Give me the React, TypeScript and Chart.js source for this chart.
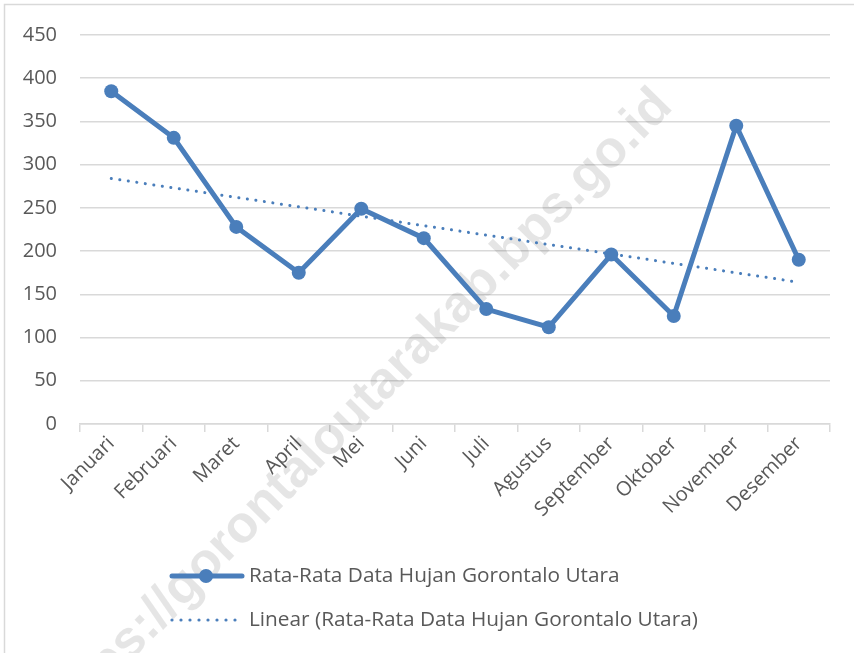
import React, { useEffect, useRef } from "react";
import { Chart, registerables } from "chart.js";

Chart.register(...registerables);

const months = [
  "Januari", "Februari", "Maret", "April", "Mei", "Juni",
  "Juli", "Agustus", "September", "Oktober", "November", "Desember",
];
const rainfall = [385, 331, 228, 175, 249, 215, 133, 112, 196, 125, 345, 190];
// Linear trendline endpoints (Jan and Dec)
const trendEnds = [284, null, null, null, null, null, null, null, null, null, null, 164];
const yTicks = [0, 50, 100, 150, 200, 250, 300, 350, 400, 450];
const seriesName = "Rata-Rata Data Hujan Gorontalo Utara";
const trendName = "Linear (Rata-Rata Data Hujan Gorontalo Utara)";
const watermark = "https://gorontaloutarakab.bps.go.id";

const BLUE = "#4a7ebb";
const GRID = "#d9d9d9";
const TEXT = "#595959";
const FONT = "'Open Sans', 'Noto Sans', sans-serif";

const decorPlugin = {
  id: "decor",
  beforeDatasetsDraw(chart: any) {
    const ctx = chart.ctx;
    ctx.save();
    ctx.translate(664, 98);
    ctx.rotate((-45.5 * Math.PI) / 180);
    ctx.font = "bold 52px 'Liberation Sans', Arial, sans-serif";
    ctx.fillStyle = "rgba(0,0,0,0.10)";
    ctx.textAlign = "right";
    ctx.textBaseline = "middle";
    ctx.fillText(watermark, 0, 0);
    ctx.restore();
  },
  afterDraw(chart: any) {
    const ctx = chart.ctx;
    ctx.save();
    // frame
    ctx.strokeStyle = GRID;
    ctx.lineWidth = 1.5;
    ctx.beginPath();
    ctx.moveTo(4.5, 653);
    ctx.lineTo(4.5, 4.5);
    ctx.lineTo(854, 4.5);
    ctx.stroke();

    // legend
    const y1 = 576;
    const y2 = 620;
    ctx.strokeStyle = BLUE;
    ctx.lineWidth = 5;
    ctx.lineCap = "round";
    ctx.beginPath();
    ctx.moveTo(172, y1);
    ctx.lineTo(242, y1);
    ctx.stroke();
    ctx.fillStyle = BLUE;
    ctx.beginPath();
    ctx.arc(206, y1, 7, 0, Math.PI * 2);
    ctx.fill();
    for (let i = 0; i < 8; i++) {
      ctx.beginPath();
      ctx.arc(172 + i * 9, y2, 1.6, 0, Math.PI * 2);
      ctx.fill();
    }
    ctx.fillStyle = TEXT;
    ctx.font = `20.8px ${FONT}`;
    ctx.textAlign = "left";
    ctx.textBaseline = "middle";
    ctx.fillText(seriesName, 249, y1);
    ctx.fillText(trendName, 249, y2);
    ctx.restore();
  },
};

export default function App() {
  const ref = useRef<HTMLCanvasElement | null>(null);
  useEffect(() => {
    document.body.style.margin = "0";
    const canvas = ref.current!;
    const chart = new Chart(canvas, {
      type: "line",
      data: {
        labels: months,
        datasets: [
          {
            label: seriesName,
            data: rainfall,
            borderColor: BLUE,
            backgroundColor: BLUE,
            borderWidth: 5,
            pointRadius: 7,
            pointBackgroundColor: BLUE,
            pointBorderColor: BLUE,
            pointBorderWidth: 0,
            tension: 0,
            order: 1,
          },
          {
            label: trendName,
            data: trendEnds,
            spanGaps: true,
            borderColor: BLUE,
            borderWidth: 3,
            borderDash: [0.1, 8.5],
            borderCapStyle: "round",
            pointRadius: 0,
            tension: 0,
            order: 2,
          },
        ],
      },
      options: {
        responsive: false,
        animation: false,
        layout: { padding: { left: 0, right: 24, top: 33, bottom: 0 } },
        plugins: {
          legend: { display: false },
          tooltip: { enabled: false },
        },
        scales: {
          x: {
            offset: true,
            grid: {
              offset: true,
              drawOnChartArea: false,
              drawTicks: true,
              tickLength: 8,
              color: GRID,
              lineWidth: 1.5,
            },
            border: { display: true, color: GRID, width: 1.5 },
            ticks: {
              maxRotation: 45,
              minRotation: 45,
              autoSkip: false,
              padding: 0,
              color: TEXT,
              font: { family: FONT, size: 20 },
            },
            afterFit(scale: any) {
              scale.height = 229;
            },
          },
          y: {
            min: 0,
            max: 450,
            afterBuildTicks(scale: any) {
              scale.ticks = yTicks.map((v) => ({ value: v }));
            },
            grid: { color: GRID, lineWidth: 1.5, drawTicks: false },
            border: { display: false },
            ticks: {
              padding: 23,
              color: TEXT,
              font: { family: FONT, size: 20 },
            },
            afterFit(scale: any) {
              scale.width = 80;
            },
          },
        },
      },
      plugins: [decorPlugin],
    } as any);
    return () => chart.destroy();
  }, []);
  return <canvas ref={ref} width={854} height={653} style={{ display: "block" }} />;
}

════════════════

> [Problem details]: Write out the data precisely as given, excluding the pictures.

> [Exercise answer]:
Give me the React, TypeScript and Chart.js source for this chart.
import React, { useEffect, useRef } from "react";
import { Chart, registerables } from "chart.js";

Chart.register(...registerables);

const months = [
  "Januari", "Februari", "Maret", "April", "Mei", "Juni",
  "Juli", "Agustus", "September", "Oktober", "November", "Desember",
];
const rainfall = [385, 331, 228, 175, 249, 215, 133, 112, 196, 125, 345, 190];
// Linear trendline endpoints (Jan and Dec)
const trendEnds = [284, null, null, null, null, null, null, null, null, null, null, 164];
const yTicks = [0, 50, 100, 150, 200, 250, 300, 350, 400, 450];
const seriesName = "Rata-Rata Data Hujan Gorontalo Utara";
const trendName = "Linear (Rata-Rata Data Hujan Gorontalo Utara)";
const watermark = "https://gorontaloutarakab.bps.go.id";

const BLUE = "#4a7ebb";
const GRID = "#d9d9d9";
const TEXT = "#595959";
const FONT = "'Open Sans', 'Noto Sans', sans-serif";

const decorPlugin = {
  id: "decor",
  beforeDatasetsDraw(chart: any) {
    const ctx = chart.ctx;
    ctx.save();
    ctx.translate(664, 98);
    ctx.rotate((-45.5 * Math.PI) / 180);
    ctx.font = "bold 52px 'Liberation Sans', Arial, sans-serif";
    ctx.fillStyle = "rgba(0,0,0,0.10)";
    ctx.textAlign = "right";
    ctx.textBaseline = "middle";
    ctx.fillText(watermark, 0, 0);
    ctx.restore();
  },
  afterDraw(chart: any) {
    const ctx = chart.ctx;
    ctx.save();
    // frame
    ctx.strokeStyle = GRID;
    ctx.lineWidth = 1.5;
    ctx.beginPath();
    ctx.moveTo(4.5, 653);
    ctx.lineTo(4.5, 4.5);
    ctx.lineTo(854, 4.5);
    ctx.stroke();

    // legend
    const y1 = 576;
    const y2 = 620;
    ctx.strokeStyle = BLUE;
    ctx.lineWidth = 5;
    ctx.lineCap = "round";
    ctx.beginPath();
    ctx.moveTo(172, y1);
    ctx.lineTo(242, y1);
    ctx.stroke();
    ctx.fillStyle = BLUE;
    ctx.beginPath();
    ctx.arc(206, y1, 7, 0, Math.PI * 2);
    ctx.fill();
    for (let i = 0; i < 8; i++) {
      ctx.beginPath();
      ctx.arc(172 + i * 9, y2, 1.6, 0, Math.PI * 2);
      ctx.fill();
    }
    ctx.fillStyle = TEXT;
    ctx.font = `20.8px ${FONT}`;
    ctx.textAlign = "left";
    ctx.textBaseline = "middle";
    ctx.fillText(seriesName, 249, y1);
    ctx.fillText(trendName, 249, y2);
    ctx.restore();
  },
};

export default function App() {
  const ref = useRef<HTMLCanvasElement | null>(null);
  useEffect(() => {
    document.body.style.margin = "0";
    const canvas = ref.current!;
    const chart = new Chart(canvas, {
      type: "line",
      data: {
        labels: months,
        datasets: [
          {
            label: seriesName,
            data: rainfall,
            borderColor: BLUE,
            backgroundColor: BLUE,
            borderWidth: 5,
            pointRadius: 7,
            pointBackgroundColor: BLUE,
            pointBorderColor: BLUE,
            pointBorderWidth: 0,
            tension: 0,
            order: 1,
          },
          {
            label: trendName,
            data: trendEnds,
            spanGaps: true,
            borderColor: BLUE,
            borderWidth: 3,
            borderDash: [0.1, 8.5],
            borderCapStyle: "round",
            pointRadius: 0,
            tension: 0,
            order: 2,
          },
        ],
      },
      options: {
        responsive: false,
        animation: false,
        layout: { padding: { left: 0, right: 24, top: 33, bottom: 0 } },
        plugins: {
          legend: { display: false },
          tooltip: { enabled: false },
        },
        scales: {
          x: {
            offset: true,
            grid: {
              offset: true,
              drawOnChartArea: false,
              drawTicks: true,
              tickLength: 8,
              color: GRID,
              lineWidth: 1.5,
            },
            border: { display: true, color: GRID, width: 1.5 },
            ticks: {
              maxRotation: 45,
              minRotation: 45,
              autoSkip: false,
              padding: 0,
              color: TEXT,
              font: { family: FONT, size: 20 },
            },
            afterFit(scale: any) {
              scale.height = 229;
            },
          },
          y: {
            min: 0,
            max: 450,
            afterBuildTicks(scale: any) {
              scale.ticks = yTicks.map((v) => ({ value: v }));
            },
            grid: { color: GRID, lineWidth: 1.5, drawTicks: false },
            border: { display: false },
            ticks: {
              padding: 23,
              color: TEXT,
              font: { family: FONT, size: 20 },
            },
            afterFit(scale: any) {
              scale.width = 80;
            },
          },
        },
      },
      plugins: [decorPlugin],
    } as any);
    return () => chart.destroy();
  }, []);
  return <canvas ref={ref} width={854} height={653} style={{ display: "block" }} />;
}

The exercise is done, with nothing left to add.